Bio | Email | Follow: @NatalieBrand

azfamily.com

Posted on September 20, 2013 at 5:24 AM

Updated Friday, Sep 20 at 6:38 AM

PHOENIX -- As if the evening rush hour commute wasn’t bad enough, add a glaring problem to a dangerous drive.

If the sun seems extra blinding right now, it’s not you, it’s the equinox, the time of year when the sun rises and sets immediately due east and west. 

AAA says the phenomenon doesn’t really jive with the grid system of Arizona roads, since the sun is directly in the line of sight for commuters who head east for work and west for home during the weeks around the equinox.

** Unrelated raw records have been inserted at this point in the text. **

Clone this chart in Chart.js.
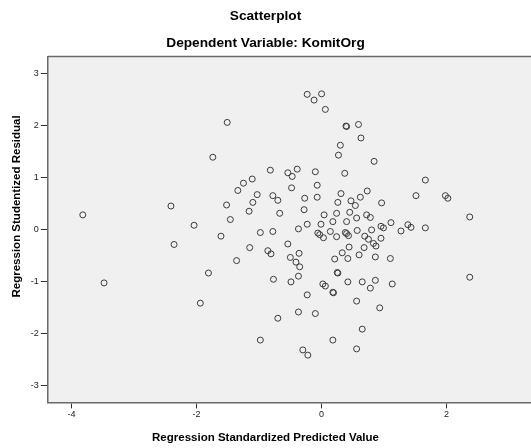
<!DOCTYPE html>
<html>
<head>
<meta charset="utf-8">
<script src="https://cdn.jsdelivr.net/npm/chart.js@4.4.1/dist/chart.umd.min.js"></script>
<style>
  body { margin: 0; background: #fff; overflow: hidden; }
</style>
</head>
<body>
<canvas id="chartCanvas" width="531" height="448"></canvas>
<script>
const predicted = [
  -3.82, -3.48, -2.41, -2.36, -2.04, -1.94,
  -1.51, -1.74, -0.82, -0.54, -0.47, -0.39, -0.48, -1.11, -1.25, -1.34, -1.03, -0.78, -0.70, -1.10, -1.52, -1.16, -0.67, -1.46, -0.37,
  -1.61, -0.98, -0.78, -1.15, -0.54, -0.86, -0.81, -1.36, -0.50, -0.41, -0.36, -0.35, -1.81, -0.77, -0.49, -0.37, -0.70, -0.37, -0.98,
  -0.23, -0.12, 0.00, 0.06, 0.39, 0.40, 0.59, 0.63, 0.30, 0.27, 0.84, -0.10, 0.37, -0.07, 0.31, 0.73, -0.27, -0.07, 0.62, 0.26, 0.47,
  0.54, 0.96, -0.28, 0.04, 0.24, 0.45, 0.72, 0.78, 0.56, -0.23, -0.01, 0.18, 0.40, 0.95, 0.99, 1.11,
  -0.06, -0.03, 0.03, 0.14, 0.24, 0.38, 0.40, 0.43, 0.57, 0.80, 0.69, 0.75, 0.83, 0.87, 0.95, 0.44, 0.68, 0.33, 0.60, 0.21, 0.42,
  0.86, 1.10, 0.25, 0.26, 0.02, 0.06, 0.42, 0.65, 0.86, 0.78, 1.13, 0.18, 0.19, -0.23, 0.56, 0.93, -0.10,
  0.65, 0.18, -0.30, -0.22, 0.56,
  1.66, 1.51, 1.98, 2.02, 2.37, 1.38, 1.43, 1.27, 1.66, 2.37
];
const residual = [
  0.28, -1.03, 0.45, -0.29, 0.08, -1.42,
  2.06, 1.39, 1.14, 1.09, 1.02, 1.16, 0.80, 0.97, 0.89, 0.75, 0.67, 0.65, 0.56, 0.52, 0.47, 0.35, 0.31, 0.19, 0.01,
  -0.13, -0.06, -0.04, -0.35, -0.28, -0.41, -0.47, -0.60, -0.54, -0.63, -0.46, -0.72, -0.84, -0.96, -1.01, -0.90, -1.71, -1.59, -2.13,
  2.60, 2.49, 2.61, 2.31, 1.99, 1.98, 2.02, 1.76, 1.62, 1.43, 1.31, 1.11, 1.08, 0.85, 0.69, 0.74, 0.60, 0.62, 0.62, 0.52, 0.55,
  0.46, 0.51, 0.38, 0.28, 0.31, 0.33, 0.28, 0.23, 0.22, 0.10, 0.10, 0.15, 0.15, 0.06, 0.03, 0.13,
  -0.07, -0.10, -0.16, -0.04, -0.14, -0.06, -0.08, -0.12, -0.02, -0.01, -0.13, -0.19, -0.27, -0.32, -0.17, -0.34, -0.35, -0.45, -0.49, -0.57, -0.56,
  -0.53, -0.56, -0.83, -0.84, -1.05, -1.09, -1.01, -1.01, -0.98, -1.13, -1.05, -1.21, -1.22, -1.26, -1.38, -1.51, -1.62,
  -1.92, -2.13, -2.32, -2.42, -2.30,
  0.95, 0.65, 0.65, 0.60, 0.24, 0.09, 0.04, -0.03, 0.03, -0.92
];
const xTicks = [-4, -2, 0, 2];
const yTicks = [-3, -2, -1, 0, 1, 2, 3];
const titleLines = ['Scatterplot', 'Dependent Variable: KomitOrg'];
const xTitle = 'Regression Standardized Predicted Value';
const yTitle = 'Regression Studentized Residual';

const points = predicted.map((v, i) => ({ x: v, y: residual[i] }));
const fontName = "'Liberation Sans', Arial, sans-serif";

// grey plot background, top edge of the frame, and the y title
// (SPSS centres it a bit above the middle of the plot)
const plotFrame = {
  id: 'plotFrame',
  beforeDraw(chart) {
    const { ctx, chartArea: a } = chart;
    ctx.save();
    ctx.fillStyle = '#f0f0f0';
    ctx.fillRect(a.left, a.top, a.right - a.left, a.bottom - a.top);
    ctx.restore();
  },
  afterDraw(chart) {
    const { ctx, chartArea: a } = chart;
    ctx.save();
    ctx.strokeStyle = '#6a6a6a';
    ctx.lineWidth = 1.5;
    ctx.beginPath();
    ctx.moveTo(a.left, a.top);
    ctx.lineTo(a.right, a.top);
    ctx.stroke();

    const ys = chart.scales.y;
    ctx.translate(ys.left + 10 + 6.9, (a.top + a.bottom) / 2 - 23);
    ctx.rotate(-Math.PI / 2);
    ctx.fillStyle = '#000';
    ctx.font = 'bold 11.5px ' + fontName;
    ctx.textAlign = 'center';
    ctx.textBaseline = 'middle';
    ctx.fillText(yTitle, 0, 0);
    ctx.restore();
  }
};

new Chart('chartCanvas', {
  type: 'scatter',
  data: {
    datasets: [{
      data: points,
      pointRadius: 3,
      pointHoverRadius: 3,
      pointBorderWidth: 1,
      pointBorderColor: '#3c3c3c',
      pointBackgroundColor: 'rgba(0,0,0,0)'
    }]
  },
  options: {
    responsive: false,
    animation: false,
    layout: { padding: 0, autoPadding: false },
    plugins: {
      legend: { display: false },
      tooltip: { enabled: false },
      title: {
        display: true,
        text: titleLines,
        color: '#000',
        font: { family: fontName, size: 13.7, weight: 'bold', lineHeight: 1.95 },
        padding: { top: 3, bottom: 0 }
      },
      subtitle: {
        display: true,
        position: 'bottom',
        text: xTitle,
        color: '#000',
        font: { family: fontName, size: 11.5, weight: 'bold', lineHeight: 1.2 },
        padding: { top: 10, bottom: 3 }
      }
    },
    scales: {
      x: {
        type: 'linear',
        min: -4.38,
        max: 3.35,
        afterBuildTicks: (s) => { s.ticks = xTicks.map(v => ({ value: v })); },
        ticks: { color: '#222', font: { family: fontName, size: 9 }, padding: 1, maxRotation: 0 },
        grid: { drawOnChartArea: false, drawTicks: true, tickLength: 6, color: '#333' },
        border: { display: true, color: '#6a6a6a', width: 1.5 }
      },
      y: {
        type: 'linear',
        min: -3.33,
        max: 3.33,
        afterBuildTicks: (s) => { s.ticks = yTicks.map(v => ({ value: v })); },
        ticks: { color: '#222', font: { family: fontName, size: 9 }, padding: 2 },
        grid: { drawOnChartArea: false, drawTicks: true, tickLength: 7, color: '#333' },
        border: { display: true, color: '#6a6a6a', width: 1.5 },
        title: {
          display: true,
          text: yTitle,
          color: 'rgba(0,0,0,0)',
          font: { family: fontName, size: 11.5, weight: 'bold', lineHeight: 1.2 },
          padding: { top: 10, bottom: 5 }
        }
      }
    }
  },
  plugins: [plotFrame]
});
</script>
</body>
</html>
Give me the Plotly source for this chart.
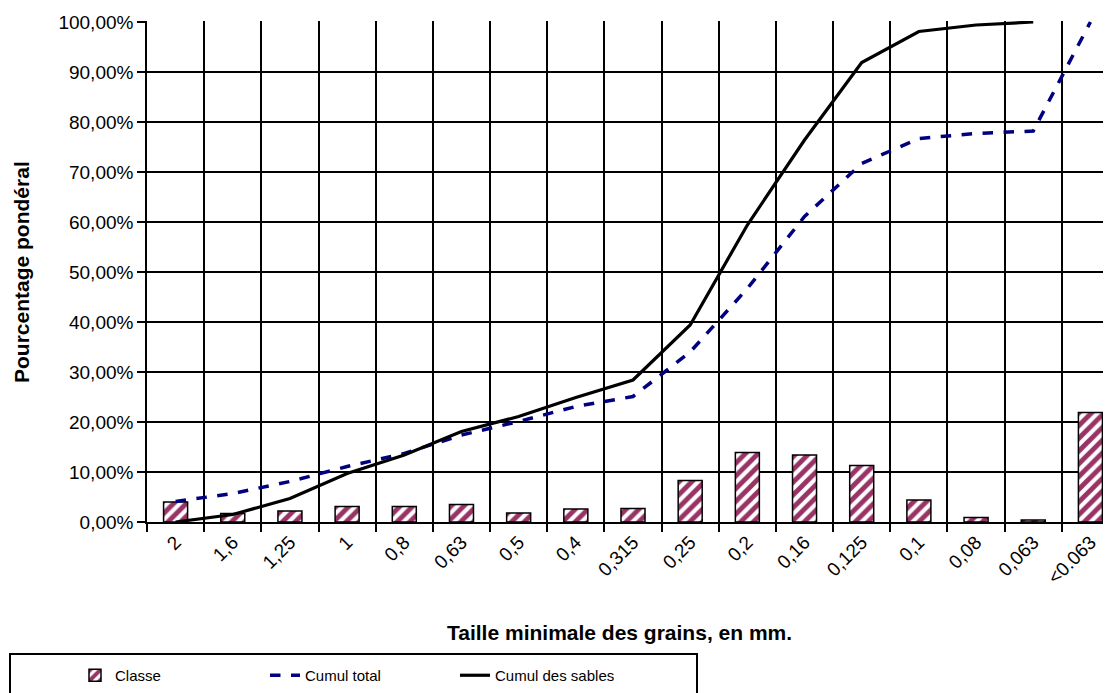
import plotly.graph_objects as go

categories = ["2", "1,6", "1,25", "1", "0,8", "0,63", "0,5", "0,4", "0,315",
              "0,25", "0,2", "0,16", "0,125", "0,1", "0,08", "0,063", "<0.063"]
classe = [4.0, 1.7, 2.2, 3.1, 3.1, 3.5, 1.8, 2.6, 2.7,
          8.3, 13.9, 13.4, 11.3, 4.4, 0.9, 0.4, 21.9]
cumul_total = [4.1, 5.7, 8.1, 11.1, 13.7, 17.4, 20.1, 23.1, 25.1,
               34.0, 46.7, 61.1, 71.7, 76.7, 77.7, 78.2, 100.0]
cumul_sables = [0.0, 1.5, 4.7, 9.7, 13.4, 18.1, 21.1, 24.9, 28.4,
                39.4, 59.4, 76.4, 91.9, 98.1, 99.4, 100.0, None]
y_ticks = [0, 10, 20, 30, 40, 50, 60, 70, 80, 90, 100]
y_ticktext = [f"{v},00%" for v in y_ticks]

FONT = "Liberation Sans, Arial, sans-serif"

fig = go.Figure()
fig.add_trace(go.Bar(
    x=categories, y=classe, name="Classe", width=0.42,
    marker=dict(color="white",
                line=dict(color="black", width=1.5),
                pattern=dict(shape="/", fgcolor="#993366", bgcolor="white",
                             fgopacity=1, size=9, solidity=0.55)),
))
fig.add_trace(go.Scatter(
    x=categories, y=cumul_total, name="Cumul total", mode="lines",
    line=dict(color="#000080", width=3.5, dash="dash"),
))
fig.add_trace(go.Scatter(
    x=categories, y=cumul_sables, name="Cumul des sables", mode="lines",
    line=dict(color="black", width=3.2), connectgaps=False,
))

# the page body has an 8px default margin; screen coords = page coords + 8
OFF = 8
W, H = 1111, 693
L, R, T, B = 147 - OFF, 0, 21 - OFF, H - (522 - OFF)
pw = W - L - R
ph = H - T - B

def px_x(x):
    return (x - OFF - L) / pw

def px_y(y):
    return (H - B - (y - OFF)) / ph

fig.update_layout(
    width=W, height=H,
    margin=dict(l=L, r=R, t=T, b=B, autoexpand=False),
    paper_bgcolor="white", plot_bgcolor="white",
    font=dict(family=FONT, color="black"),
    showlegend=True,
    legend=dict(orientation="h", x=px_x(75), y=px_y(659), xanchor="left",
                yanchor="top", font=dict(size=15, family=FONT),
                entrywidth=145, entrywidthmode="pixels",
                bgcolor="rgba(0,0,0,0)", borderwidth=0,
                traceorder="normal"),
    xaxis=dict(type="category", range=[-0.5, 16.5], tickson="boundaries",
               showgrid=True, gridcolor="black", gridwidth=1.5,
               showline=True, linecolor="black", linewidth=1.5,
               ticks="outside", ticklen=8, tickcolor="black", tickwidth=1.5,
               tickangle=-45, tickfont=dict(size=19, family=FONT),
               automargin=False, fixedrange=True),
    yaxis=dict(range=[0, 100.2], tickmode="array", tickvals=y_ticks,
               ticktext=y_ticktext, showgrid=True, gridcolor="black",
               gridwidth=1.5, showline=True, linecolor="black", linewidth=1.5,
               ticks="outside", ticklen=8, tickcolor="black", tickwidth=1.5,
               tickfont=dict(size=19, family=FONT), zeroline=False,
               automargin=False, fixedrange=True),
    annotations=[
        dict(text="<b>Taille minimale des grains, en mm.</b>", xref="paper",
             yref="paper", x=px_x(619), y=px_y(632), xanchor="center",
             yanchor="middle", showarrow=False,
             font=dict(size=21, family=FONT, color="black")),
        dict(text="<b>Pourcentage pondéral</b>", xref="paper", yref="paper",
             x=px_x(21), y=px_y(272), xanchor="center", yanchor="middle",
             textangle=-90, showarrow=False,
             font=dict(size=21, family=FONT, color="black")),
    ],
    shapes=[
        dict(type="rect", xref="paper", yref="paper",
             x0=px_x(10), x1=px_x(697), y0=px_y(654), y1=px_y(710),
             line=dict(color="black", width=2), fillcolor="rgba(0,0,0,0)",
             layer="below"),
    ],
)

fig.write_html("out.html")
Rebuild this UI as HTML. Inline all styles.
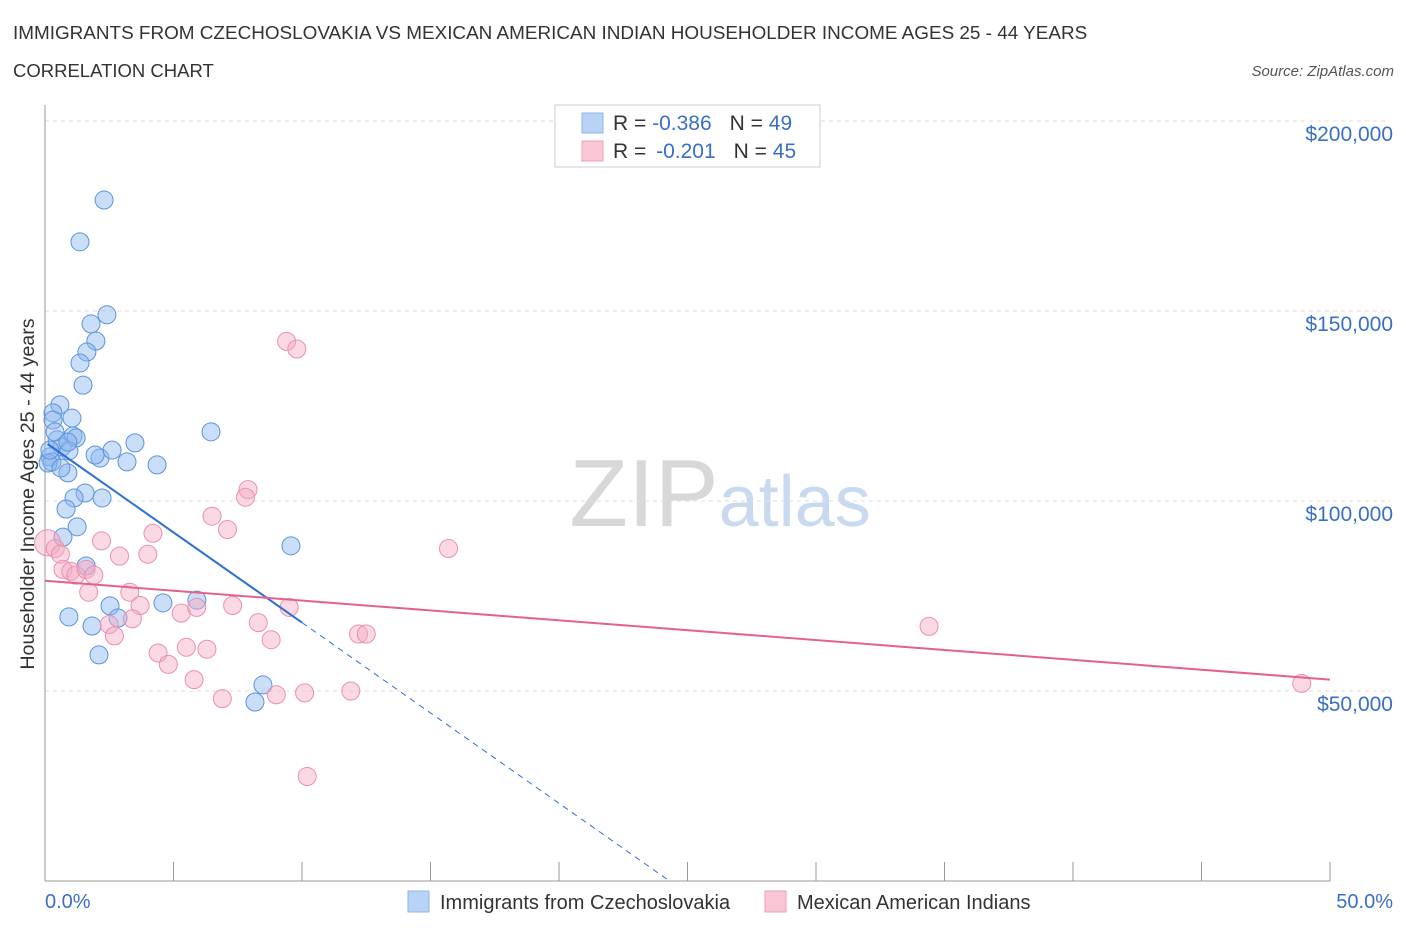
<!DOCTYPE html>
<html><head><meta charset="utf-8"><style>
body{margin:0;background:#fff;font-family:"Liberation Sans",sans-serif;}
svg text{font-family:"Liberation Sans",sans-serif;}
</style></head><body>
<svg id="chart" width="1406" height="930" xmlns="http://www.w3.org/2000/svg">
<text x="13" y="39" font-size="18.9" fill="#333">IMMIGRANTS FROM CZECHOSLOVAKIA VS MEXICAN AMERICAN INDIAN HOUSEHOLDER INCOME AGES 25 - 44 YEARS</text>
<text x="13" y="77" font-size="18.5" fill="#333">CORRELATION CHART</text>
<text x="1394" y="76" font-size="15" fill="#555" text-anchor="end" font-style="italic">Source: ZipAtlas.com</text>
<text x="720" y="526" font-size="96" text-anchor="middle" fill="#ddd" font-family="Liberation Serif"><tspan fill="#d8d8d8">ZIP</tspan><tspan fill="#c9daf0" font-family="Liberation Sans" font-size="72">atlas</tspan></text>
<g id="grid"></g>
<g id="axes"></g>
<g id="pts"></g>
<g id="trends"></g>
<text transform="translate(34,494) rotate(-90)" font-size="19.7" fill="#333" text-anchor="middle">Householder Income Ages 25 - 44 years</text>
<text x="45" y="908" font-size="20" fill="#3a6fc8">0.0%</text>
<text x="1393" y="908" font-size="20" fill="#3a6fc8" text-anchor="end">50.0%</text>
<g>
<rect x="555" y="105" width="265" height="62" fill="#fff" stroke="#ccc"/>
<rect x="582" y="113" width="21" height="20" fill="#b9d3f5" stroke="#8fb4e8"/>
<rect x="582" y="141" width="21" height="20" fill="#f9c6d6" stroke="#ee9db6"/>
<text x="613" y="130" font-size="21" fill="#333">R = <tspan fill="#3a6fc8">-0.386</tspan><tspan dx="18">N = </tspan><tspan fill="#3a6fc8">49</tspan></text>
<text x="613" y="158" font-size="21" fill="#333">R = <tspan dx="4" fill="#3a6fc8">-0.201</tspan><tspan dx="18">N = </tspan><tspan fill="#3a6fc8">45</tspan></text>
</g>
<g>
<rect x="408" y="891" width="21" height="21" fill="#b9d3f5" stroke="#8fb4e8"/>
<text x="440" y="909" font-size="20" fill="#333">Immigrants from Czechoslovakia</text>
<rect x="765" y="891" width="21" height="21" fill="#f9c6d6" stroke="#ee9db6"/>
<text x="797" y="909" font-size="20" fill="#333">Mexican American Indians</text>
</g>
</svg>
<script>
const yTicks=[50000,100000,150000,200000];
const yTickLabels=["$50,000","$100,000","$150,000","$200,000"];
const blueX=[2.30,1.36,2.41,1.79,1.98,1.63,1.36,1.48,0.58,0.31,0.31,1.05,1.09,1.21,0.47,0.66,0.93,0.19,0.27,0.89,2.14,2.61,3.50,3.19,4.36,6.46,1.56,1.13,2.22,0.82,1.25,0.70,1.60,2.53,0.93,1.83,2.84,2.10,4.59,5.91,8.48,8.17,9.57,0.12,0.39,0.89,0.19,0.62,1.95];
const blueY=[179200,168200,149000,146600,142100,139200,136300,130500,125300,123200,121300,121800,117100,116600,116100,114200,113200,111600,110300,107400,111300,113400,115300,110300,109500,118200,102100,100800,100800,97900,93200,90500,82900,72400,69500,67100,69200,59500,73200,73900,51600,47100,88200,110000,118200,115500,113400,108700,112100];
const pinkX=[0.1,0.4,0.6,0.7,1.0,1.2,1.6,1.9,1.7,2.2,2.9,4.0,4.2,3.3,3.7,3.4,2.5,2.7,4.4,4.8,5.5,6.3,5.8,5.3,5.9,6.5,7.1,7.9,7.8,7.3,8.3,8.8,6.9,9.0,10.1,9.5,9.4,9.8,10.2,11.9,12.2,12.5,15.7,34.4,48.9];
const pinkY=[89000,87500,86000,82000,81500,80500,82000,80500,76000,89500,85500,86000,91500,76000,72500,69000,67500,64500,60000,57000,61500,61000,53000,70500,72000,96000,92500,103000,101000,72500,68000,63500,48000,49000,49500,72000,142000,140000,27500,50000,65000,65000,87500,67000,52000];
const blueTrend=[0.1,115000,10.0,68000];
const blueDash=[24.3,0];
const pinkTrend=[0,79000,50,53000];
const X0=45,X1=1330,YB=881,PPK=190/50000;
const sx=v=>X0+(X1-X0)*v/50;
const sy=v=>YB-v*PPK;
const NS="http://www.w3.org/2000/svg";
function mk(t,a,p){const e=document.createElementNS(NS,t);for(const k in a)e.setAttribute(k,a[k]);p.appendChild(e);return e;}
const grid=document.getElementById('grid'),axes=document.getElementById('axes'),pts=document.getElementById('pts'),tr=document.getElementById('trends');
yTicks.forEach((v,i)=>{
 const l=mk('line',{x1:45,x2:1390,y1:sy(v),y2:sy(v),stroke:'#ddd','stroke-dasharray':'4,4'},grid);
 
 
 const t=mk('text',{x:1393,y:sy(v)+20,'font-size':21,fill:'#3a6fc8','text-anchor':'end'},axes);
 t.textContent=yTickLabels[i];
 
 
});
const ax=mk('line',{x1:45,x2:45,y1:105,y2:881,stroke:'#999'},axes);


const bx=mk('line',{x1:45,x2:1330,y1:881,y2:881,stroke:'#999'},axes);


for(let i=0;i<=10;i++){const t=mk('line',{x1:sx(i*5),x2:sx(i*5),y1:881,y2:i==0?881:862,stroke:'#999'},axes);
 
 }
blueX.forEach((x,i)=>{const c=mk('circle',{cx:sx(x),cy:sy(blueY[i]),r:9,fill:'rgba(140,182,238,0.45)',stroke:'#5a93dd','stroke-width':1},pts);
 
 });
pinkX.forEach((x,i)=>{const c=mk('circle',{cx:sx(x),cy:sy(pinkY[i]),r:i==0?13:9,fill:'rgba(245,170,195,0.45)',stroke:'#ec8fae','stroke-width':1},pts);
 
 });
const b1=mk('line',{x1:sx(blueTrend[0]),y1:sy(blueTrend[1]),x2:sx(blueTrend[2]),y2:sy(blueTrend[3]),stroke:'#2d6fd2','stroke-width':2},tr);


const b2=mk('line',{x1:sx(blueTrend[2]),y1:sy(blueTrend[3]),x2:sx(blueDash[0]),y2:sy(blueDash[1]),stroke:'#2d6fd2','stroke-width':1,'stroke-dasharray':'6,5'},tr);


const p1=mk('line',{x1:sx(pinkTrend[0]),y1:sy(pinkTrend[1]),x2:sx(pinkTrend[2]),y2:sy(pinkTrend[3]),stroke:'#e5608e','stroke-width':2},tr);


</script>
</body></html>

“It really is hazardous,” said Stephanie Dembowski of AAA. “It makes it extra difficult to see other vehicles, pedestrians or anything in front of you.”

Case and point: Tuesday’s crash at 55th and Thomas in Phoenix. Witnesses say a driver ran a red light at the intersection, hitting three pedestrians in the crosswalk, just around 6 p.m.  She told witnesses the glare contributed to the crash.

“Basically she said she couldn’t see because of the sun, couldn’t tell the color of the light,” said Lupe Espinoza who spoke to the driver.

3TV drove the same route at the same time of the day to get a sense of the conditions at the time of the wreck.

“Really, at this time of day, you can’t have any distractions. It’s difficult enough to focus on the color of lights and cars around you,” said reporter Natalie Brand, while behind the wheel.

AAA recommends trying to avoid east, west routes during the morning or evening commute, or leaving at a slightly different time.  A spokesman also recommends making sure your windshield is especially clean, to reduce the glare.

A spokesman from the city of Phoenix told 3TV our traffic signals also have special design elements to make them more visible, including a visor. 

Also, intersections include both traffic signals on the mast arms, as well as at a lower location on the signal pole. Drivers should look at the signal on the pole if the glare of the sun is making it too hard to see the higher light, according to a spokesman.